The exercise:
Copy all lines holding the word "chart" from the entries.

___ Data for processing ___

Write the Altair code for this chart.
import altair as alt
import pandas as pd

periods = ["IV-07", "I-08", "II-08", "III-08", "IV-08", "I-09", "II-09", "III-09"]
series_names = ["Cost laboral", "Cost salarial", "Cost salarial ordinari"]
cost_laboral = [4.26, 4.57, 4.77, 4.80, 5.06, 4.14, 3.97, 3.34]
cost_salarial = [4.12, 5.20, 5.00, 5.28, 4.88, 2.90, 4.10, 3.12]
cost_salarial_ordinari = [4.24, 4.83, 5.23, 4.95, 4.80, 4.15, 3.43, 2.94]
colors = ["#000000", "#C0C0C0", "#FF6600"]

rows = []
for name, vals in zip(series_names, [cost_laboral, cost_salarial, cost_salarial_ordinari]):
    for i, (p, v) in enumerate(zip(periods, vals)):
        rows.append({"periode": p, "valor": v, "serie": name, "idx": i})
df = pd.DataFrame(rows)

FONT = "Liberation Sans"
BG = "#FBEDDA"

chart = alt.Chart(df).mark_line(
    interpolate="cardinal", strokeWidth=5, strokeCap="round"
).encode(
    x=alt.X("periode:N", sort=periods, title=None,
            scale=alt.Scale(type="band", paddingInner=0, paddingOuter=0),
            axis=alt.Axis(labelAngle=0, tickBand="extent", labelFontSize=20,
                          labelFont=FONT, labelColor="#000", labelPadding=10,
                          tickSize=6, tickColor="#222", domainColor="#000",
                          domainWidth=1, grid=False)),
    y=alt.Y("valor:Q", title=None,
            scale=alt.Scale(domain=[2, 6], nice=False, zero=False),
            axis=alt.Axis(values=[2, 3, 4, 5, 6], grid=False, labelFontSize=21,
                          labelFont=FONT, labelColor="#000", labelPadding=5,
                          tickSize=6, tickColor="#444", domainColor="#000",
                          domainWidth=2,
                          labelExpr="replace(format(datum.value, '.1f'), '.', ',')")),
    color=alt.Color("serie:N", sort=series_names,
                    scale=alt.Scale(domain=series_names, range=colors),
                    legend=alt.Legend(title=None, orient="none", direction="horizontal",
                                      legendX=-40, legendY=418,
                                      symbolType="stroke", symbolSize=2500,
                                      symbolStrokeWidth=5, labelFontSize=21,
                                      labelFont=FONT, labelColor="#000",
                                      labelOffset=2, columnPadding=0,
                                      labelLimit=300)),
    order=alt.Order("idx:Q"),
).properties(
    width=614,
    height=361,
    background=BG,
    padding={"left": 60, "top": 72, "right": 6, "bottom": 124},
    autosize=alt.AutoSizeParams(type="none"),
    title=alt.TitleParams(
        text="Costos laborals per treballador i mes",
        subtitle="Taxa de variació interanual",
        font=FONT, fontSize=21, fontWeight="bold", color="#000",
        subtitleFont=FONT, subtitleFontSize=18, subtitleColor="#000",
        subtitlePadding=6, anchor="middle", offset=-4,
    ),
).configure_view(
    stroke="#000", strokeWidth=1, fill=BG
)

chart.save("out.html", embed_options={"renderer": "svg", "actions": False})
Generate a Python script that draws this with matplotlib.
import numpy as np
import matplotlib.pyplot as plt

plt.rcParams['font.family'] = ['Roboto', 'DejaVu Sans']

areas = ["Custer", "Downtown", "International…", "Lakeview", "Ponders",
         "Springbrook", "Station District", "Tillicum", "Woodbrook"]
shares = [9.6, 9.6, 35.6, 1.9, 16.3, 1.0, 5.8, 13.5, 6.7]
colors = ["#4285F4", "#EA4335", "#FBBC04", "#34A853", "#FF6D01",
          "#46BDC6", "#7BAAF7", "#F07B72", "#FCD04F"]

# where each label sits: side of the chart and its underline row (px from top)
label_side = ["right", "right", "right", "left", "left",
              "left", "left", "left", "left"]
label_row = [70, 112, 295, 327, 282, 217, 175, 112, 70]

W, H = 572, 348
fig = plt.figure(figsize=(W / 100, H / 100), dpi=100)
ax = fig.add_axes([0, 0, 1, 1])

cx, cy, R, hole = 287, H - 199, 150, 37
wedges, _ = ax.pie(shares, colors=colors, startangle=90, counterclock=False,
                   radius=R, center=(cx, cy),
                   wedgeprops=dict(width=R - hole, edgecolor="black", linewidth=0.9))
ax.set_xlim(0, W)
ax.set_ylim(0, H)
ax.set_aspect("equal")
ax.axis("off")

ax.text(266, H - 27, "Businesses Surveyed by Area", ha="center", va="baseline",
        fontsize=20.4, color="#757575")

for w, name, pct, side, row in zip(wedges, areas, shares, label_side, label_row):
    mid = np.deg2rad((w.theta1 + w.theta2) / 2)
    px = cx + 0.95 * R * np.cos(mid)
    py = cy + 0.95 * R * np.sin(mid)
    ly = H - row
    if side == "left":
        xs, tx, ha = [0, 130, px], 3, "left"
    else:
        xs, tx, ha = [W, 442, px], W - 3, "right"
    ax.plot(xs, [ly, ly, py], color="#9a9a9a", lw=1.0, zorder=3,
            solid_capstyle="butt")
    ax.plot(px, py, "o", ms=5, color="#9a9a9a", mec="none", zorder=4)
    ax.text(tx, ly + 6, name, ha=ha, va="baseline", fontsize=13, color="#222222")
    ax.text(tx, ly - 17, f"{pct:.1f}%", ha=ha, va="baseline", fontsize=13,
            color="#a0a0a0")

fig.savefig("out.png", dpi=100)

___

Complete answer:
Write the Altair code for this chart.
chart = alt.Chart(df).mark_line(
chart.save("out.html", embed_options={"renderer": "svg", "actions": False})
# where each label sits: side of the chart and its underline row (px from top)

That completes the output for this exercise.